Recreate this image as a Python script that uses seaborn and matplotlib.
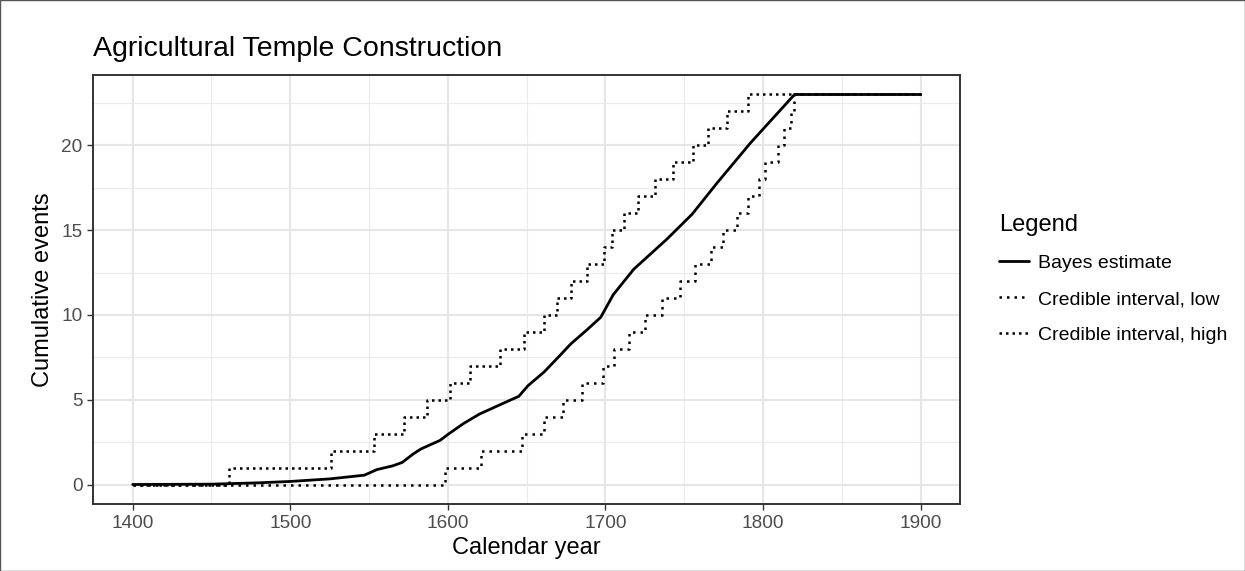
import matplotlib
matplotlib.use("Agg")
import matplotlib.pyplot as plt
from matplotlib.lines import Line2D
from matplotlib.patches import Rectangle
import seaborn as sns

# ---- data ----
# Bayes estimate of cumulative events
bayes_year = [1400, 1450, 1480, 1500, 1525, 1547, 1555, 1565, 1571, 1578, 1583,
              1595, 1600, 1610, 1620, 1633, 1645, 1651, 1661, 1670, 1678, 1688,
              1697, 1705, 1718, 1739, 1755, 1771, 1792, 1820, 1900]
bayes_value = [0, 0.02, 0.1, 0.18, 0.33, 0.55, 0.88, 1.1, 1.3, 1.8, 2.1,
               2.6, 2.95, 3.6, 4.15, 4.7, 5.2, 5.84, 6.63, 7.5, 8.29, 9.1,
               9.86, 11.2, 12.7, 14.47, 15.94, 17.8, 20.14, 23, 23]

# credible interval, low: year at which the count steps up
low_year = [1400, 1598, 1621.3, 1647.1, 1661.3, 1673.2, 1685.3, 1698.6, 1705.4,
            1714.9, 1725, 1735.6, 1747.1, 1756.8, 1766.8, 1774.6, 1783.3,
            1790.7, 1797.5, 1801.3, 1809.2, 1813.4, 1817.6, 1819.7, 1900]
low_count = [0, 1, 2, 3, 4, 5, 6, 7, 8, 9, 10, 11, 12, 13, 14, 15, 16, 17, 18,
             19, 20, 21, 22, 23, 23]

# credible interval, high
high_year = [1400, 1461.4, 1525.8, 1552.9, 1572.4, 1586.8, 1601.6, 1613.8,
             1633.4, 1648.6, 1660.9, 1669.4, 1678.3, 1688.4, 1699, 1704.3,
             1711.7, 1720.8, 1731.2, 1743.1, 1755.6, 1765.1, 1777, 1790.5, 1900]
high_count = [0, 1, 2, 3, 4, 5, 6, 7, 8, 9, 10, 11, 12, 13, 14, 15, 16, 17, 18,
              19, 20, 21, 22, 23, 23]

x_ticks = [1400, 1500, 1600, 1700, 1800, 1900]
y_ticks = [0, 5, 10, 15, 20]

# ---- style ----
sns.set_style("white")
plt.rcParams["font.family"] = ["Liberation Sans", "DejaVu Sans"]
plt.rcParams["text.color"] = "black"
plt.rcParams["axes.labelcolor"] = "black"

fig = plt.figure(figsize=(12.45, 5.71), dpi=100)
ax = fig.add_axes([93.3 / 1245, 67 / 571, (960 - 93.3) / 1245, (504 - 75) / 571])

low_style = (0, (1, 2.0))
high_style = (0, (1, 1.6))

sns.lineplot(x=low_year, y=low_count, ax=ax, color="black", lw=1.8,
             drawstyle="steps-post", linestyle=low_style, sort=False, estimator=None)
sns.lineplot(x=high_year, y=high_count, ax=ax, color="black", lw=1.8,
             drawstyle="steps-post", linestyle=high_style, sort=False, estimator=None)
sns.lineplot(x=bayes_year, y=bayes_value, ax=ax, color="black", lw=2.0,
             sort=False, estimator=None)

ax.set_xlim(1375, 1925)
ax.set_ylim(-1.15, 24.15)
ax.set_xticks(x_ticks)
ax.set_yticks(y_ticks)
ax.set_xticks([1450, 1550, 1650, 1750, 1850], minor=True)
ax.set_yticks([2.5, 7.5, 12.5, 17.5, 22.5], minor=True)
ax.grid(True, which="major", color="#E6E6E6", lw=1.5)
ax.grid(True, which="minor", color="#EBEBEB", lw=0.8)
ax.set_axisbelow(True)

for sp in ax.spines.values():
    sp.set_color("#333333")
    sp.set_linewidth(1.4)

ax.tick_params(axis="both", which="major", length=4.3, width=1.0, color="#333333",
               labelsize=13.7, labelcolor="#4D4D4D", pad=3.5, direction="out")
ax.tick_params(which="minor", length=0)
ax.tick_params(bottom=True, left=True)

ax.set_xlabel("Calendar year", fontsize=17, labelpad=4, color="black")
ax.set_ylabel("Cumulative events", fontsize=17, labelpad=5, color="black")
ax.set_title("Agricultural Temple Construction", fontsize=20.5, loc="left", pad=14,
             color="black")

handles = [
    Line2D([], [], color="black", lw=2.0),
    Line2D([], [], color="black", lw=1.8, linestyle=low_style),
    Line2D([], [], color="black", lw=1.8, linestyle=high_style),
]
labels = ["Bayes estimate", "Credible interval, low", "Credible interval, high"]
leg = ax.legend(handles, labels, title="Legend", loc="upper left",
                bbox_to_anchor=(999 / 1245, 1 - 214 / 571),
                bbox_transform=fig.transFigure, frameon=False,
                fontsize=14, title_fontsize=17, borderpad=0, borderaxespad=0,
                handlelength=1.55, handletextpad=0.45, labelspacing=0.95,
                alignment="left")
for t in leg.get_texts():
    t.set_color("black")
leg.get_title().set_color("black")

fig.add_artist(Rectangle((0, 0), 1, 1, transform=fig.transFigure, fill=False,
                         edgecolor="#555555", lw=1.0))

fig.savefig("out.png", dpi=100)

☆ ☆ ☆ ☆ ☆

What to produce: Looking at the data above, how many lines hold the word "seaborn"? Respond with the number alone.

Completed exercise: 2